La situation sur le terrain est difficile à déterminer, tant l’information peine à remonter de cette zone reculée et dangereuse. Le bilan humain de cette attaque serait de trente à quarante-cinq morts.
Des dizaines de civils ont été tués cette semaine à Télataye, une localité du nord du Mali attaquée par des djihadistes affiliés à l’organisation Etat islamique (EI), ont annoncé des responsables locaux. C’est la première fois que Télataye, à environ 150 kilomètres de Gao, subit une attaque d’une telle envergure du groupe Etat islamique au Grand Sahara (EIGS). Télataye, consistant essentiellement en une agglomération de hameaux dans une vaste étendue désertique, est situé à la convergence de zones d’influence de différents groupes armés, et les affrontements y sont récurrents.
Les djihadistes de l’EIGS arrivés mardi ont livré une farouche bataille à des djihadistes rivaux du Groupe de soutien à l’islam et aux musulmans (GSIM, affilié à Al-Qaida), et d’autres groupes armés, dont le Mouvement pour le salut de l’Azawad (MSA), à dominante touareg, ont rapporté à l’Agence France-Presse différents interlocuteurs.

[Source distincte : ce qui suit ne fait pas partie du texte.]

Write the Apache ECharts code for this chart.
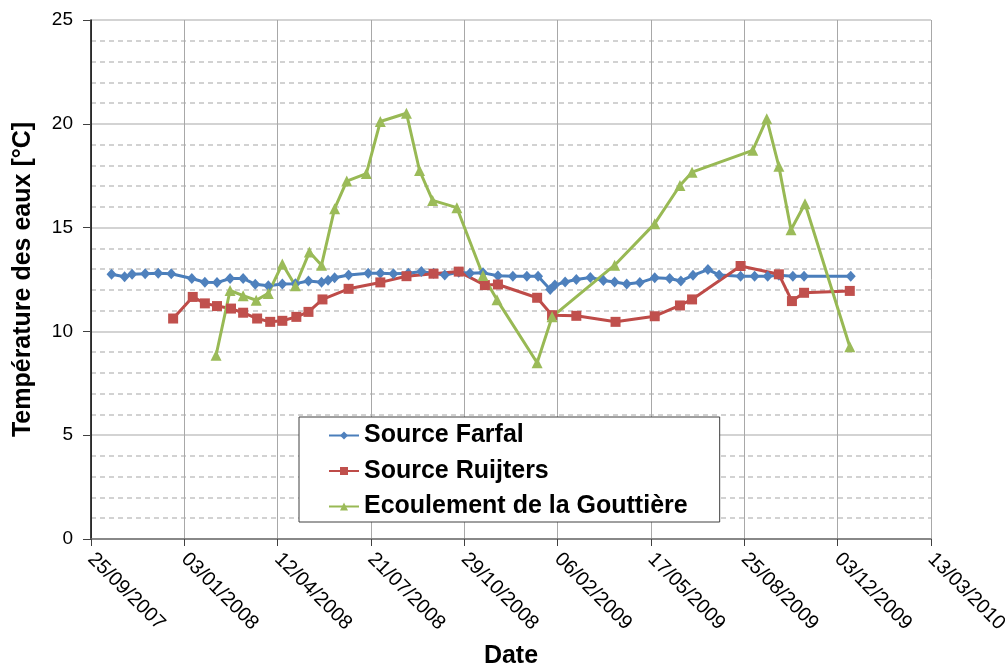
<!DOCTYPE html>
<html>
<head>
<meta charset="utf-8">
<script src="https://cdn.jsdelivr.net/npm/echarts@6.0.0/dist/echarts.min.js"></script>
<style>
  html, body { margin: 0; padding: 0; background: #fff; }
  #chart { width: 1005px; height: 666px; }
</style>
</head>
<body>
<div id="chart"></div>
<script>
// x values are days counted from 25/09/2007
const startDate = Date.UTC(2007, 8, 25);

const farfalDay = [22, 36, 44, 58, 72, 86, 108, 122, 135, 149, 163, 176, 190, 205, 219, 233, 247, 254, 261, 276,
    297, 310, 324, 340, 354, 367, 379, 394, 406, 420, 436, 452, 467, 479, 492, 497, 508, 520, 535, 549,
    561, 574, 588, 604, 620, 632, 645, 661, 673, 696, 711, 725, 737, 752, 764, 814];
const farfalTemp = [12.75, 12.63, 12.75, 12.78, 12.8, 12.78, 12.55, 12.37, 12.35, 12.55, 12.55, 12.27, 12.2, 12.28, 12.3, 12.43, 12.37, 12.46, 12.58, 12.72,
    12.8, 12.8, 12.78, 12.8, 12.88, 12.8, 12.72, 12.85, 12.8, 12.82, 12.68, 12.66, 12.66, 12.66, 12.02, 12.23, 12.38, 12.5, 12.6, 12.45,
    12.38, 12.28, 12.35, 12.58, 12.55, 12.43, 12.7, 12.98, 12.72, 12.66, 12.66, 12.66, 12.7, 12.66, 12.66, 12.66];

const ruijtersDay = [88, 109, 122, 135, 150, 163, 178, 192, 205, 220, 233, 248, 276, 310, 338, 367, 394, 422, 436, 478,
    494, 520, 562, 604, 631, 644, 696, 737, 751, 764, 813];
const ruijtersTemp = [10.62, 11.66, 11.35, 11.22, 11.1, 10.9, 10.62, 10.46, 10.51, 10.7, 10.94, 11.54, 12.05, 12.36, 12.66, 12.78, 12.88, 12.23, 12.26, 11.62,
    10.78, 10.75, 10.46, 10.73, 11.25, 11.54, 13.15, 12.75, 11.46, 11.86, 11.95];

const gouttiereDay = [134, 149, 163, 177, 190, 205, 219, 234, 247, 261, 274, 295, 310, 338, 352, 366, 392, 420, 435, 478,
    494, 561, 604, 631, 644, 709, 724, 737, 750, 765, 813];
const gouttiereTemp = [8.85, 11.97, 11.72, 11.5, 11.83, 13.25, 12.2, 13.82, 13.19, 15.91, 17.24, 17.6, 20.11, 20.51, 17.75, 16.31, 15.96, 12.69, 11.52, 8.49,
    10.7, 13.19, 15.19, 17.03, 17.67, 18.72, 20.24, 17.95, 14.9, 16.15, 9.26];

const seriesNames = ["Source Farfal", "Source Ruijters", "Ecoulement de la Gouttière"];

const font = "'Liberation Sans', Arial, sans-serif";

const pad = (n) => (n < 10 ? "0" + n : "" + n);
const dayLabel = (d) => {
    const dt = new Date(startDate + d * 86400000);
    return pad(dt.getUTCDate()) + "/" + pad(dt.getUTCMonth() + 1) + "/" + dt.getUTCFullYear();
};
const pairs = (xs, ys) => xs.map((x, i) => [x, ys[i]]);

const chart = echarts.init(document.getElementById("chart"));
const option = {
    animation: false,
    grid: { left: 91, right: 74, top: 20, bottom: 127, outerBoundsMode: "none", containLabel: false },
    legend: {
        orient: "vertical",
        left: 299,
        top: 417,
        padding: [6, 32, 3, 29],
        itemGap: 10.5,
        itemWidth: 30,
        itemHeight: 10,
        backgroundColor: "#fff",
        borderColor: "#404040",
        borderWidth: 1,
        textStyle: { fontFamily: font, fontSize: 25, fontWeight: "bold", color: "#000" },
        data: seriesNames,
    },
    xAxis: {
        type: "value",
        min: 0,
        max: 900,
        interval: 100,
        name: "Date",
        nameLocation: "middle",
        nameGap: 105,
        nameTextStyle: { fontFamily: font, fontSize: 25, fontWeight: "bold", color: "#000" },
        axisLine: { onZero: false, lineStyle: { color: "#707070", width: 1.5 } },
        axisTick: { show: true, length: 7, lineStyle: { color: "#404040" } },
        axisLabel: {
            rotate: -45,
            margin: 17,
            fontFamily: font,
            fontSize: 20,
            color: "#000",
            formatter: dayLabel,
        },
        splitLine: { show: true, lineStyle: { color: "#a8a8a8", width: 1 } },
    },
    yAxis: {
        type: "value",
        min: 0,
        max: 25,
        interval: 5,
        name: "Température des eaux [°C]",
        nameLocation: "middle",
        nameGap: 55,
        nameTextStyle: { fontFamily: font, fontSize: 25, fontWeight: "bold", color: "#000" },
        axisLine: { show: true, lineStyle: { color: "#000", width: 1.5 } },
        axisTick: { show: true, length: 8, lineStyle: { color: "#404040" } },
        axisLabel: { margin: 18, fontFamily: font, fontSize: 19, color: "#000" },
        splitLine: { show: true, lineStyle: { color: "#c4c4c4", width: 1.5 } },
        minorTick: { show: false, splitNumber: 5 },
        minorSplitLine: { show: true, lineStyle: { color: "#c4c4c4", width: 1.5, type: [5, 4] } },
    },
    series: [
        {
            name: seriesNames[0],
            type: "line",
            symbol: "diamond",
            symbolSize: [10, 11],
            lineStyle: { color: "#4a7ebb", width: 3 },
            itemStyle: { color: "#4f81bd" },
            data: pairs(farfalDay, farfalTemp),
        },
        {
            name: seriesNames[1],
            type: "line",
            symbol: "rect",
            symbolSize: 10,
            lineStyle: { color: "#be4b48", width: 3 },
            itemStyle: { color: "#c0504d" },
            data: pairs(ruijtersDay, ruijtersTemp),
        },
        {
            name: seriesNames[2],
            type: "line",
            symbol: "triangle",
            symbolSize: 11,
            lineStyle: { color: "#98b954", width: 3 },
            itemStyle: { color: "#9bbb59" },
            data: pairs(gouttiereDay, gouttiereTemp),
        },
    ],
};
chart.setOption(option);
</script>
</body>
</html>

La situation sur le terrain est obscure, tant l’information peine à remonter de cette zone reculée, largement coupée des réseaux de communication et dangereuse. Le bilan humain varie aussi selon les sources qui parlent cependant toutes de dizaines de morts civils, sans qu’apparaisse clairement quelle part de ces civils aurait été prise entre deux feux, comme cela est fréquent, ou pourrait avoir été exécutée.
Populations prises entre deux feux
Les hommes de l’EIGS ont réussi au prix d’âpres combats de plus de trois heures à prendre la localité mardi soir, avaient rapporté des interlocuteurs locaux en début de semaine.
Un élu local et un responsable du MSA s’exprimant sous couvert d’anonymat ont fait état vendredi, l’un de quarante-cinq civils tués, l’autre de plus de trente. Un humanitaire a parlé de plusieurs dizaines de civils tués. L’élu local et le responsable du MSA ont tous deux fait état d’un retrait, au moins partiel, des combattants de l’EIGS. « Actuellement nous contrôlons la ville, et le GSIM une autre partie », a dit le responsable du MSA.
« Ce qui nous inquiète vraiment c’est la situation humanitaire, les populations sont abandonnées à elles-mêmes », a dit l’élu local. « La situation sur place est très difficile selon les témoins », a rapporté un humanitaire travaillant dans la région. Une association de femmes, ressortissantes de la localité mais installées à Gao, a lancé un « appel pressant » pour « venir en aide aux populations meurtries ».
Télataye comptait quelque 13 000 habitants en 2009, date du dernier recensement au Mali. Le GSIM passe pour être très influent dans cette région. D’autres groupes armés qui ont signé des accords de paix avec l’Etat malien en 2015 après l’avoir combattu, principalement des combattants du MSA, y sont également implantés.
Toute cette immense région de Gao et de Ménaka, plus à l’est, est la proie depuis des mois de combats mettant aux prises des djihadistes entre eux ou les djihadistes avec d’autres groupes armés essentiellement touareg. L’Etat y a une très faible présence et les populations sont prises entre deux feux, victimes de massacres et de représailles parce que soupçonnées de pactiser avec l’ennemi, ou privées de moyens de subsistance.
L’EIGS, créé d’une scission avec d’autres groupes djihadistes en 2015, a prospéré ces dernières années dans une zone d’action limitée aux bandes frontalières entre Mali, Burkina Faso et Niger. Le groupe, qui a largement recruté dans des communautés nomades historiquement marginalisées par les Etats centraux, s’est rendu coupable de nombreux massacres de civils, notamment à Seytenga au Burkina Faso où 86 civils ont été tués en juin.